--- start of Material for the task ---

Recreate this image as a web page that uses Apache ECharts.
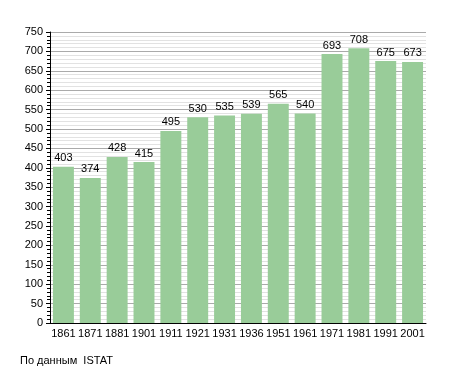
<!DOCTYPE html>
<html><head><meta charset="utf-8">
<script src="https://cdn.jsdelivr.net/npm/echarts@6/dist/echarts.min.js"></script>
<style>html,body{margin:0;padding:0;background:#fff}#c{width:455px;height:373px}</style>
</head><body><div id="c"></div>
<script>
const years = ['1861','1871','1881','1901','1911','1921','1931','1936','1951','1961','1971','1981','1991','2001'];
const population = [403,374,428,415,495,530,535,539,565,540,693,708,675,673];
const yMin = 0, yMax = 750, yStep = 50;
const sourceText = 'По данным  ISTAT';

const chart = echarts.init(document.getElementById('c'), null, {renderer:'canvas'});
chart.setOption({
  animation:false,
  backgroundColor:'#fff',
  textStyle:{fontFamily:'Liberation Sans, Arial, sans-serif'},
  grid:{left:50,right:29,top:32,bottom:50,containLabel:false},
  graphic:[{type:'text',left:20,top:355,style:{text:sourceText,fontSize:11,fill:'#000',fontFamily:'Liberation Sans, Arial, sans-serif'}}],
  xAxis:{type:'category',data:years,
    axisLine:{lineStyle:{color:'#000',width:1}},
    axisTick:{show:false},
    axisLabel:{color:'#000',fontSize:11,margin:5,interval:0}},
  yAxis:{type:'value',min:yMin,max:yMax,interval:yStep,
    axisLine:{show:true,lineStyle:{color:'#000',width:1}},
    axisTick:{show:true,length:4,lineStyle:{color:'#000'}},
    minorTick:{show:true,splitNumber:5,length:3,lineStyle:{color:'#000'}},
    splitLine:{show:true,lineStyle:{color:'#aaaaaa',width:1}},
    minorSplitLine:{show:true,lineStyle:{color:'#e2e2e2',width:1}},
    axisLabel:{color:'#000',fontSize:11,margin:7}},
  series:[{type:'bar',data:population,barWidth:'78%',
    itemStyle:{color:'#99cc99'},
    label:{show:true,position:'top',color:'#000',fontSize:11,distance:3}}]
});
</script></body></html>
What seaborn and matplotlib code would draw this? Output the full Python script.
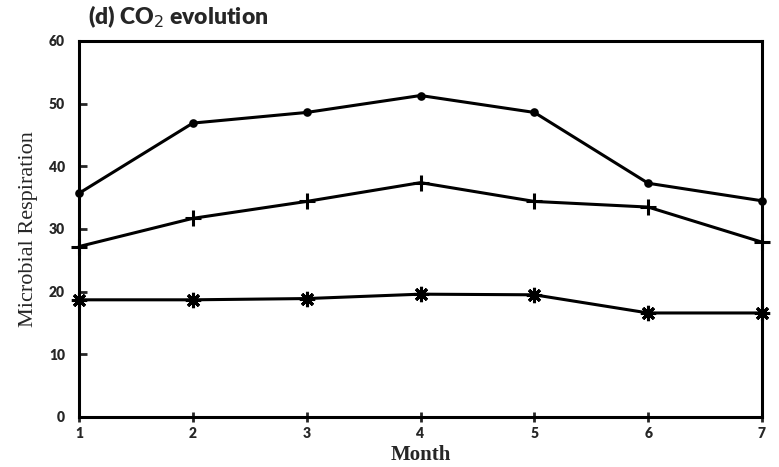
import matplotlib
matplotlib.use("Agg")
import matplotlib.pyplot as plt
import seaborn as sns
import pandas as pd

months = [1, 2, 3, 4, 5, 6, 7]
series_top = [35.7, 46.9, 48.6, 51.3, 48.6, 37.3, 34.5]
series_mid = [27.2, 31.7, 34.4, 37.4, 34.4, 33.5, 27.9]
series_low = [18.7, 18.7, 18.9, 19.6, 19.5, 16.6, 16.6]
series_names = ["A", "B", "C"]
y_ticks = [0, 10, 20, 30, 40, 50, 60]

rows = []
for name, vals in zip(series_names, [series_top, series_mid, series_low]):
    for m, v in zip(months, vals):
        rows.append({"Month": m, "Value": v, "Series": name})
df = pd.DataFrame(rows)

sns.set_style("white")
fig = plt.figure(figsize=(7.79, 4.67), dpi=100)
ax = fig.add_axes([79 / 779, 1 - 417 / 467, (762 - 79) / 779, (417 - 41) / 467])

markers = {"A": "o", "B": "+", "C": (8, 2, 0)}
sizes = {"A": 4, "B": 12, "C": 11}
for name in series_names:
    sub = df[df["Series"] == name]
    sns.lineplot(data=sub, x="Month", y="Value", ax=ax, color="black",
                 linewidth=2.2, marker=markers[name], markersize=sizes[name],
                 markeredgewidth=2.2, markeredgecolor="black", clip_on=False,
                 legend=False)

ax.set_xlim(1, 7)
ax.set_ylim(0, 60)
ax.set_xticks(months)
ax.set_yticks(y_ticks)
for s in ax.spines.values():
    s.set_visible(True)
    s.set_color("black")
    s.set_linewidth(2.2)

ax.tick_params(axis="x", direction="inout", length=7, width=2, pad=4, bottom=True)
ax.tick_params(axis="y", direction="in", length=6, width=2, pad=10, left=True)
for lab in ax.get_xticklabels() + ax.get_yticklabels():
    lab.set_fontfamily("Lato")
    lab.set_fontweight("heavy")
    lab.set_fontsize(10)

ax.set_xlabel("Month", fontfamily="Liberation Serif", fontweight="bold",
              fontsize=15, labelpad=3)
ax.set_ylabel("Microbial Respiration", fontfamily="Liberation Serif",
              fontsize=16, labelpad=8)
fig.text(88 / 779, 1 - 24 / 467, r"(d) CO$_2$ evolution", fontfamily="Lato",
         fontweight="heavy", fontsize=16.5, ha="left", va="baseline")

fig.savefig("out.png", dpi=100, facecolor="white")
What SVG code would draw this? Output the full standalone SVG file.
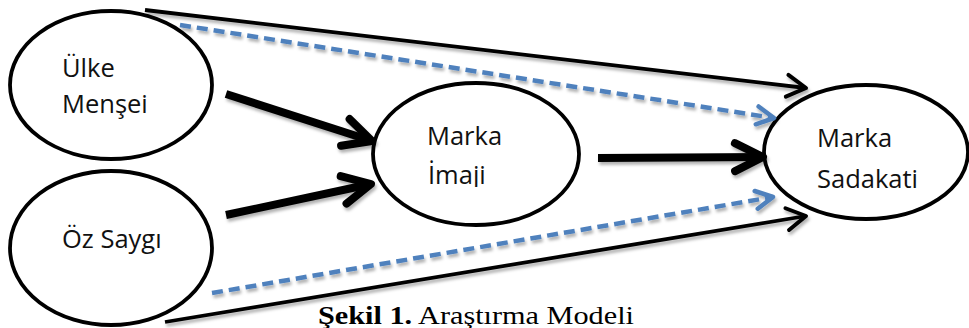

--- end of Material for the task ---

Aim.
Transcribe the full listing above exactly, with the images removed.

Answer to the exercise.
Recreate this image as a web page that uses Apache ECharts.
<!DOCTYPE html>
<html><head><meta charset="utf-8">
<script src="https://cdn.jsdelivr.net/npm/echarts@6/dist/echarts.min.js"></script>
<style>html,body{margin:0;padding:0;background:#fff}#c{width:455px;height:373px}</style>
</head><body><div id="c"></div>
<script>
const years = ['1861','1871','1881','1901','1911','1921','1931','1936','1951','1961','1971','1981','1991','2001'];
const population = [403,374,428,415,495,530,535,539,565,540,693,708,675,673];
const yMin = 0, yMax = 750, yStep = 50;
const sourceText = 'По данным  ISTAT';

const chart = echarts.init(document.getElementById('c'), null, {renderer:'canvas'});
chart.setOption({
  animation:false,
  backgroundColor:'#fff',
  textStyle:{fontFamily:'Liberation Sans, Arial, sans-serif'},
  grid:{left:50,right:29,top:32,bottom:50,containLabel:false},
  graphic:[{type:'text',left:20,top:355,style:{text:sourceText,fontSize:11,fill:'#000',fontFamily:'Liberation Sans, Arial, sans-serif'}}],
  xAxis:{type:'category',data:years,
    axisLine:{lineStyle:{color:'#000',width:1}},
    axisTick:{show:false},
    axisLabel:{color:'#000',fontSize:11,margin:5,interval:0}},
  yAxis:{type:'value',min:yMin,max:yMax,interval:yStep,
    axisLine:{show:true,lineStyle:{color:'#000',width:1}},
    axisTick:{show:true,length:4,lineStyle:{color:'#000'}},
    minorTick:{show:true,splitNumber:5,length:3,lineStyle:{color:'#000'}},
    splitLine:{show:true,lineStyle:{color:'#aaaaaa',width:1}},
    minorSplitLine:{show:true,lineStyle:{color:'#e2e2e2',width:1}},
    axisLabel:{color:'#000',fontSize:11,margin:7}},
  series:[{type:'bar',data:population,barWidth:'78%',
    itemStyle:{color:'#99cc99'},
    label:{show:true,position:'top',color:'#000',fontSize:11,distance:3}}]
});
</script></body></html>
What seaborn and matplotlib code would draw this? Output the full Python script.
import matplotlib
matplotlib.use("Agg")
import matplotlib.pyplot as plt
import seaborn as sns
import pandas as pd

months = [1, 2, 3, 4, 5, 6, 7]
series_top = [35.7, 46.9, 48.6, 51.3, 48.6, 37.3, 34.5]
series_mid = [27.2, 31.7, 34.4, 37.4, 34.4, 33.5, 27.9]
series_low = [18.7, 18.7, 18.9, 19.6, 19.5, 16.6, 16.6]
series_names = ["A", "B", "C"]
y_ticks = [0, 10, 20, 30, 40, 50, 60]

rows = []
for name, vals in zip(series_names, [series_top, series_mid, series_low]):
    for m, v in zip(months, vals):
        rows.append({"Month": m, "Value": v, "Series": name})
df = pd.DataFrame(rows)

sns.set_style("white")
fig = plt.figure(figsize=(7.79, 4.67), dpi=100)
ax = fig.add_axes([79 / 779, 1 - 417 / 467, (762 - 79) / 779, (417 - 41) / 467])

markers = {"A": "o", "B": "+", "C": (8, 2, 0)}
sizes = {"A": 4, "B": 12, "C": 11}
for name in series_names:
    sub = df[df["Series"] == name]
    sns.lineplot(data=sub, x="Month", y="Value", ax=ax, color="black",
                 linewidth=2.2, marker=markers[name], markersize=sizes[name],
                 markeredgewidth=2.2, markeredgecolor="black", clip_on=False,
                 legend=False)

ax.set_xlim(1, 7)
ax.set_ylim(0, 60)
ax.set_xticks(months)
ax.set_yticks(y_ticks)
for s in ax.spines.values():
    s.set_visible(True)
    s.set_color("black")
    s.set_linewidth(2.2)

ax.tick_params(axis="x", direction="inout", length=7, width=2, pad=4, bottom=True)
ax.tick_params(axis="y", direction="in", length=6, width=2, pad=10, left=True)
for lab in ax.get_xticklabels() + ax.get_yticklabels():
    lab.set_fontfamily("Lato")
    lab.set_fontweight("heavy")
    lab.set_fontsize(10)

ax.set_xlabel("Month", fontfamily="Liberation Serif", fontweight="bold",
              fontsize=15, labelpad=3)
ax.set_ylabel("Microbial Respiration", fontfamily="Liberation Serif",
              fontsize=16, labelpad=8)
fig.text(88 / 779, 1 - 24 / 467, r"(d) CO$_2$ evolution", fontfamily="Lato",
         fontweight="heavy", fontsize=16.5, ha="left", va="baseline")

fig.savefig("out.png", dpi=100, facecolor="white")
What SVG code would draw this? Output the full standalone SVG file.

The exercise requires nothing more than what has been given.